Brian Banks covers well-tread ground, in story, message and style. It is based on a true story, but contains moments that feel manufactured. It is one of those movies where many viewers will be able to predict what is coming fairly easily. Yet it still kind of worked. Part of that is due to the power in the real story, part of it is the lead performance and part of it is a solid use of the formula.

This is a legal drama about a man trying to get himself exonerated for a crime he did not commit, so he can resume the promising football career that was put on hold when he was imprisoned at the age of 16. This is not a movie overflowing with legal information. It makes its point by leaning on the personal instead of the general. The smartest thing Brian Banks does is focus on its protagonist. I have seen versions of this story onscreen before, numerous times. What makes this enjoyable is that Brian, while being representative of the victim of a broken system, is also a sympathetic three-dimensional character.

Aldis Hodge’s performance emphasizes Brian’s pain at seeing his dreams pulled away just when they seemed within reach. After coming home, he learns the terms of his probation mean he cannot go near a school or park, making it impossible to relaunch his quest to get to the NFL. Hodge never shows Brian’s frustration as anger, just sadness solidifying into determination. Notions of justice and retribution are far less significant to him than freedom. It is a rather simple role, but Hodge is likable and relatable. Though the screenplay comes a little too close to painting him as a flawless hero, I still found myself rooting for his success.

In addition to Hodge, Greg Kinnear is good as the head of the California Innocence Project and Sherri Shepherd has a couple of strong speeches as Brian’s loving mother.
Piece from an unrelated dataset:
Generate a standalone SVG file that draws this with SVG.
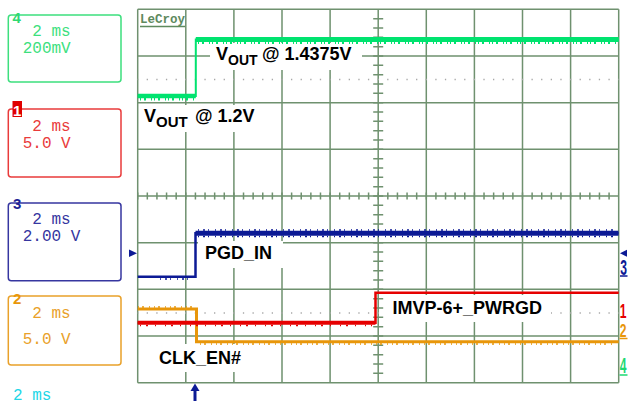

They help keep the viewer’s attention as things veer into cliché. Speaking of cliché, it even briefly includes Morgan Freeman in the Morgan Freeman role of the wise mentor who gives the hero sage advice. Everything about this is exactly how the trailers make it appear, yet it is still reasonably effective at what it does.

Brian Banks rails at an unfair system that does not care about individuals. Interestingly, race is never brought up as a reason he did not get a fair shake. Considering that the incarceration of young black men is a major issue in our society, I am surprised that was not included. Perhaps it really had nothing to do with why Banks was locked away? Or maybe the filmmakers thought it was better to focus on aspects of the case that could apply to anyone who was wrongfully accused? The implication is his possible innocence was less important than the system’s need to move swiftly. It gets its message across clearly and efficiently, if unsubtle.

Brian Banks is passionate about what it has to say. It wants to inspire people to do something to help those in Brian’s position or prevent things like this from happening in the first place. Thankfully, its good intentions shine through, rarely getting overshadowed by needless melodrama. Some sections feel phony, such as the entire subplot with his parole officer, but not enough to stop me from caring. Even if you are unaware of the story coming in, it is unlikely anything here will surprise you. Despite its predictability, the journey is told well enough that it does not lose its impact.